Surgical glues (also called surgical sealants or adhesives) are used after a surgery or traumatic injury to bind together external or internal tissue. Surgical glues can be used in conjunction with or as an alternative to sutures and staples; they use a chemical bond to hold tissue together for healing or serve as a barrier to stop the flow of bodily fluids. The five main types of surgical glues are fibrin sealants, cyanoacrylates, collagen-based compounds, glutaraldehyde glues and hydrogels.
Fibrin sealants are a type of surgical adhesive derived from both human and animal (bovine) blood products.
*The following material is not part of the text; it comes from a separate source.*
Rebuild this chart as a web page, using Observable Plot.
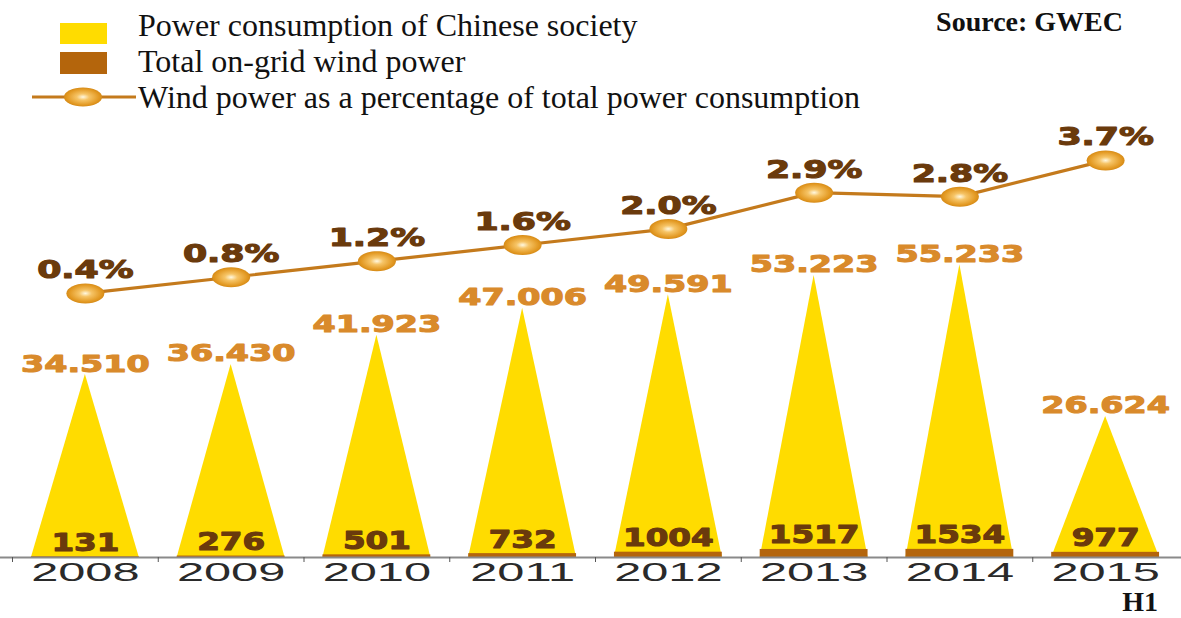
<!DOCTYPE html>
<html>
<head>
<meta charset="utf-8">
<script src="https://cdn.jsdelivr.net/npm/d3@7"></script>
<script src="https://cdn.jsdelivr.net/npm/@observablehq/plot@0.6"></script>
<style>
  html, body { margin: 0; padding: 0; background: #fff; }
  #wrap { position: relative; width: 1181px; height: 618px; overflow: hidden; }
  #wrap > svg { position: absolute; left: 0; top: 0; overflow: visible; }
</style>
</head>
<body>
<div id="wrap"></div>
<script>
// ---- data ----
const years = [2008, 2009, 2010, 2011, 2012, 2013, 2014, 2015];
const consumption = [34.510, 36.430, 41.923, 47.006, 49.591, 53.223, 55.233, 26.624];
const windPower = [131, 276, 501, 732, 1004, 1517, 1534, 977];
const windShare = [0.4, 0.8, 1.2, 1.6, 2.0, 2.9, 2.8, 3.7];
const legendLabels = [
  "Power consumption of Chinese society",
  "Total on-grid wind power",
  "Wind power as a percentage of total power consumption"
];
const sourceText = "Source: GWEC";
const footText = "H1";

// ---- styles ----
const YELLOW = "#FFDC00", BROWN = "#B4650C", ORANGE = "#D98A2B", DARK = "#6A3A0C", LINE = "#C47A1C";
const W = 1181, H = 618;
const HALF = 0.37; // half width of a triangle / bar, in band units

const rows = years.map((year, i) => ({year, cons: consumption[i], wind: windPower[i], share: windShare[i]}));
const triPts = rows.flatMap(d => [
  {year: d.year, x: d.year - HALF, y: 0},
  {year: d.year, x: d.year, y: d.cons},
  {year: d.year, x: d.year + HALF, y: 0}
]);

const xScale = {type: "linear", domain: [years[0] - 0.5, years[years.length - 1] + 0.5], range: [12, 1178]};

const ellipse = {
  draw(ctx) {
    const rx = 19, ry = 10, k = 0.5523;
    ctx.moveTo(rx, 0);
    ctx.bezierCurveTo(rx, ry * k, rx * k, ry, 0, ry);
    ctx.bezierCurveTo(-rx * k, ry, -rx, ry * k, -rx, 0);
    ctx.bezierCurveTo(-rx, -ry * k, -rx * k, -ry, 0, -ry);
    ctx.bezierCurveTo(rx * k, -ry, rx, -ry * k, rx, 0);
    ctx.closePath();
  }
};

const boldFont = "DejaVu Sans";

// main plot: triangles, wind bars, axis
const main = Plot.plot({
  width: W, height: H,
  marginTop: 0, marginBottom: 61, marginLeft: 0, marginRight: 0,
  x: {...xScale},
  y: {domain: [0, 557 / 5.3], axis: null},
  marks: [
    Plot.areaY(triPts, {x: "x", y: "y", z: "year", fill: YELLOW, curve: "linear"}),
    Plot.rectY(rows, {x1: d => d.year - HALF, x2: d => d.year + HALF, y: d => d.wind / 1000, fill: BROWN, inset: 0}),
    Plot.ruleY([0], {stroke: "#8a8a8a", strokeWidth: 2}),
    Plot.axisX({ticks: years.map(y => y - 0.5), tickSize: 5, tickFormat: () => "", stroke: "#555", label: null}),
    Plot.axisX({ticks: years, tickSize: 0, tickPadding: 6, tickFormat: d => String(d), fontSize: 25, fontFamily: "Liberation Sans", color: "#2a2a2a", label: null}),
    Plot.text(rows, {x: "year", y: "cons", text: d => d.cons.toFixed(3), dy: -3, lineAnchor: "bottom",
      fill: ORANGE, stroke: ORANGE, strokeWidth: 1.1, fontSize: 23.5, fontWeight: "bold", fontFamily: boldFont}),
    Plot.text(rows, {x: "year", y: d => d.wind / 1000, text: d => String(d.wind), dy: -6, lineAnchor: "bottom",
      fill: DARK, stroke: DARK, strokeWidth: 1.1, fontSize: 24.5, fontWeight: "bold", fontFamily: boldFont})
  ]
});

// overlay plot: percentage line on its own y scale
const share = Plot.plot({
  width: W, height: H,
  marginTop: 0, marginBottom: 61, marginLeft: 0, marginRight: 0,
  x: {...xScale, axis: null},
  y: {domain: [0, 4], range: [309, 147.8], axis: null},
  marks: [
    Plot.line(rows, {x: "year", y: "share", stroke: LINE, strokeWidth: 3.2}),
    Plot.dot(rows, {x: "year", y: "share", symbol: ellipse, fill: "url(#markerGrad)", stroke: "none"}),
    Plot.text(rows, {x: "year", y: "share", text: d => d.share.toFixed(1) + "%", dy: -15, lineAnchor: "bottom",
      fill: DARK, stroke: DARK, strokeWidth: 1.1, fontSize: 24, fontWeight: "bold", fontFamily: boldFont})
  ]
});
share.style.background = "transparent";
main.style.background = "transparent";

function addGradient(svg, id) {
  const defs = d3.select(svg).insert("defs", ":first-child");
  const g = defs.append("radialGradient").attr("id", id).attr("cx", "50%").attr("cy", "50%").attr("r", "55%");
  g.append("stop").attr("offset", "0%").attr("stop-color", "#FFF8E0");
  g.append("stop").attr("offset", "30%").attr("stop-color", "#F6C466");
  g.append("stop").attr("offset", "75%").attr("stop-color", "#E39A24");
  g.append("stop").attr("offset", "100%").attr("stop-color", "#CF820F");
}
addGradient(share, "markerGrad");

const wrap = document.getElementById("wrap");
wrap.appendChild(main);
wrap.appendChild(share);

// legend + notes
const leg = d3.select(wrap).append("svg").attr("width", W).attr("height", H);
addGradient(leg.node(), "legGrad");
leg.append("rect").attr("x", 60).attr("y", 23).attr("width", 47).attr("height", 21).attr("fill", YELLOW);
leg.append("rect").attr("x", 60).attr("y", 52).attr("width", 47).attr("height", 22).attr("fill", BROWN);
leg.append("line").attr("x1", 32).attr("x2", 136).attr("y1", 97).attr("y2", 97).attr("stroke", LINE).attr("stroke-width", 3.2);
leg.append("ellipse").attr("cx", 83).attr("cy", 97).attr("rx", 19).attr("ry", 9.5).attr("fill", "url(#legGrad)");
leg.selectAll("text.leg").data(legendLabels).join("text").attr("class", "leg")
  .attr("x", 138).attr("y", (d, i) => 36 + 36 * i)
  .attr("font-family", "Liberation Serif").attr("font-size", 32).attr("fill", "#111").text(d => d);
leg.append("text").attr("x", 1123).attr("y", 31).attr("text-anchor", "end")
  .attr("font-family", "Liberation Serif").attr("font-weight", "bold").attr("font-size", 28).attr("fill", "#111").text(sourceText);
leg.append("text").attr("x", 1158).attr("y", 611).attr("text-anchor", "end")
  .attr("font-family", "Liberation Serif").attr("font-weight", "bold").attr("font-size", 28).attr("fill", "#111").text(footText);

// stretch the wide display fonts horizontally
function stretchText(t, factor) {
  const len = t.getComputedTextLength();
  if (len > 0) {
    t.setAttribute("textLength", (len * factor).toFixed(1));
    t.setAttribute("lengthAdjust", "spacingAndGlyphs");
  }
}
const yearSet = new Set(years.map(String));
main.querySelectorAll("text").forEach(t => {
  const s = t.textContent.trim();
  if (yearSet.has(s)) stretchText(t, 1.95);
  else if (s.includes(".")) stretchText(t, 1.42);
  else if (/^\d+$/.test(s)) stretchText(t, 1.33);
});
share.querySelectorAll("text").forEach(t => {
  if (t.textContent.includes("%")) stretchText(t, 1.45);
});
</script>
</body>
</html>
Ingredients in the fibrin sealant interact during application to form a clot made from the blood protein called fibrin. Fibrin sealants are effective for use in cardiovascular surgery, lung surgery and closure of the dural (a fibrous membrane covering the brain and spinal cord) and can be used to close spleen and liver lacerations.
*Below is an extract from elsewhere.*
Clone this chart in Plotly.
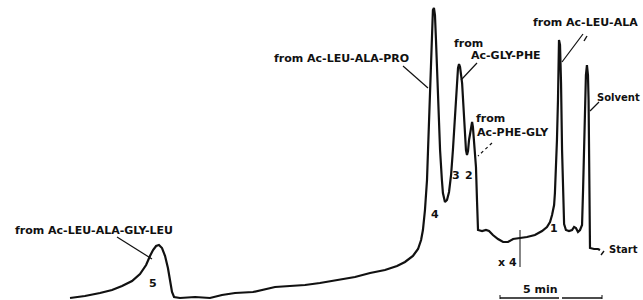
import plotly.graph_objects as go

# Chromatogram trace: retention time (min, measured back from Start) and detector response (a.u.)
time_min = [25.98, 25.25, 24.51, 23.92, 23.43, 22.94, 22.55, 22.25, 22.06, 21.91, 21.76, 21.62,
            21.47, 21.32, 21.18, 21.08, 20.98, 20.88, 20.59, 19.85, 19.12, 18.53, 17.89, 17.01,
            16.42, 15.93, 15.20, 14.46, 13.73, 12.89, 12.01, 11.27, 10.54, 9.95, 9.56, 9.17,
            8.92, 8.77, 8.68, 8.58, 8.48, 8.43, 8.38, 8.33, 8.28, 8.24, 8.19, 8.14, 8.09, 8.04,
            7.99, 7.94, 7.84, 7.75, 7.70, 7.60, 7.50, 7.40, 7.30, 7.21, 7.11, 7.01, 6.96, 6.91,
            6.86, 6.76, 6.67, 6.62, 6.57, 6.52, 6.47, 6.42, 6.32, 6.27, 6.23, 6.18, 6.08, 6.03,
            5.98, 5.78, 5.59, 5.44, 5.25, 5.00, 4.75, 4.51, 4.26, 3.92, 3.58, 3.19, 2.84, 2.60,
            2.45, 2.35, 2.25, 2.21, 2.16, 2.11, 2.06, 2.03, 2.01, 1.96, 1.91, 1.86, 1.81, 1.76,
            1.67, 1.52, 1.37, 1.27, 1.18, 1.08, 0.98, 0.88, 0.83, 0.78, 0.74, 0.69, 0.64, 0.59,
            0.56, 0.54, 0.51, 0.49, 0.29, 0.10, 0.00]
response = [2, 4, 7, 10, 14, 19, 26, 35, 44, 50, 54, 55,
            52, 44, 32, 20, 8, 3, 2, 3, 2, 5, 7, 8,
            11, 13, 14, 15, 17, 20, 23, 27, 30, 34, 38, 44,
            51, 60, 70, 90, 120, 150, 180, 210, 240, 270, 290, 292, 285, 260,
            233, 200, 150, 120, 107, 98, 100, 108, 125, 150, 183, 220, 232, 236,
            233, 217, 185, 162, 150, 145, 149, 160, 174, 178, 173, 160, 133, 100,
            70, 69, 70, 69, 65, 61, 58, 58, 61, 62, 63, 65, 69, 73,
            78, 85, 95, 107, 130, 160, 200, 240, 260, 255, 217, 150, 100, 76,
            70, 69, 70, 73, 72, 68, 70, 75, 110, 150, 183, 225, 235, 225,
            200, 133, 80, 52, 51, 51, 50]

# Labels
peak_labels = ["5", "4", "3", "2", "1"]
compound_labels = ["from Ac-LEU-ALA-GLY-LEU", "from Ac-LEU-ALA-PRO", "from", "Ac-GLY-PHE",
                   "from", "Ac-PHE-GLY", "from Ac-LEU-ALA", "Solvent", "Start"]
gain_label = "x 4"
scale_label = "5 min"

W, H = 643, 300
PX_PER_MIN = 20.4
X0 = 600.0  # pixel column of the Start mark


def tx(px):  # pixel column -> time coordinate
    return (X0 - px) / PX_PER_MIN


def sy(py):  # pixel row -> response coordinate
    return H - py


FONT = dict(family="DejaVu Sans", size=11, color="#111111")

fig = go.Figure()
fig.add_trace(go.Scatter(x=time_min, y=response, mode="lines",
                         line=dict(color="#111111", width=2.2), hoverinfo="skip",
                         showlegend=False))

ann = []


def text(s, px, py, anchor="center", size=11):
    ann.append(dict(x=tx(px), y=sy(py), xref="x", yref="y", text="<b>" + s + "</b>",
                    showarrow=False, font=dict(FONT, size=size), xanchor=anchor, yanchor="middle"))


text(compound_labels[0], 94, 230)
text(compound_labels[1], 341, 58)
text(compound_labels[2], 468, 43)
text(compound_labels[3], 506, 55)
text(compound_labels[4], 490, 118)
text(compound_labels[5], 513, 132)
text(compound_labels[6], 585, 22)
text(compound_labels[7], 642, 97, "right", size=10)
text(compound_labels[8], 607, 249, "left", size=10)
text(peak_labels[0], 153, 283)
text(peak_labels[1], 435, 214)
text(peak_labels[2], 456, 175)
text(peak_labels[3], 469, 175)
text(peak_labels[4], 554, 228)
text(gain_label, 507, 262)
text(scale_label, 540, 289)

shapes = []


def seg(x1, y1, x2, y2, w=1.2, dash="solid"):
    shapes.append(dict(type="line", xref="x", yref="y", x0=tx(x1), y0=sy(y1), x1=tx(x2), y1=sy(y2),
                       line=dict(color="#111111", width=w, dash=dash)))


# leader lines
seg(117, 237, 152, 259)
seg(403, 66, 428, 88)
seg(477, 63, 461, 80)
seg(492, 143, 478, 156, dash="dot")
seg(583, 34, 562, 62)
seg(587, 36, 584, 41, w=1.4)
seg(599, 102, 590, 111)
seg(604, 251, 601, 255, w=1.4)
# gain change mark
seg(520, 230, 520, 267, w=1.0)
# 5 min scale bar
seg(500, 298, 559, 298, w=1.3)
seg(562, 298, 602, 298, w=1.3)
seg(500, 295, 500, 299, w=1.0)
seg(602, 295, 602, 299, w=1.0)

fig.update_layout(
    width=W, height=H, margin=dict(l=0, r=0, t=0, b=0),
    paper_bgcolor="white", plot_bgcolor="white",
    xaxis=dict(range=[tx(0), tx(W)], visible=False, fixedrange=True),
    yaxis=dict(range=[sy(H), sy(0)], visible=False, fixedrange=True),
    annotations=ann, shapes=shapes,
)

fig.write_html("out.html", config={"displayModeBar": False},
               post_script="document.body.style.margin='0';document.body.style.overflow='hidden';")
Cyanoacrylates are surgical adhesive compounds that are used to close topical or minor lacerations. They are commonly used to close laparoscopic incisions and are much stronger than fibrin sealants and sutures. Cyanoacrylates are waterproof, flexible and require no dressing on the wound. Unfortunately, they are not bio-absorbable and must be restricted to external and temporary applications.
Collagen-based compounds are surgical adhesives made from bovine collagen, bovine thrombin or human plasma. Collagen-based compounds assist with coagulation by delivering fibrinogen to the wound area, which helps to control bleeding. Collagen-based adhesives are bio-absorbable and suitable for cardiovascular surgery, though further study is needed to assess long-term risks.
Glutaraldehyde glues are compounds consisting of bovine albumin and a strong tissue adhesive. They can be used in the repair of aortic dissections to fill in the dissection area. This provides a strong arterial wall that assists in aortic repair. Glutaraldehyde bonds quickly, can withstand high pressures and is used primarily for internal surgeries. The long-term effects from exposure to glutaraldehyde glues is unknown.
Hydrogels are synthetic polythene glycol (PEG) polymers commonly used in lung and thoracic surgery due to their ability to seal air leaks. Hydrogels are bio-absorbable and stronger than fibrin sealants. They are also photoactivated, meaning that the sealant sets with exposure to light, which can be a drawback in situations where a patient is hemorrhaging.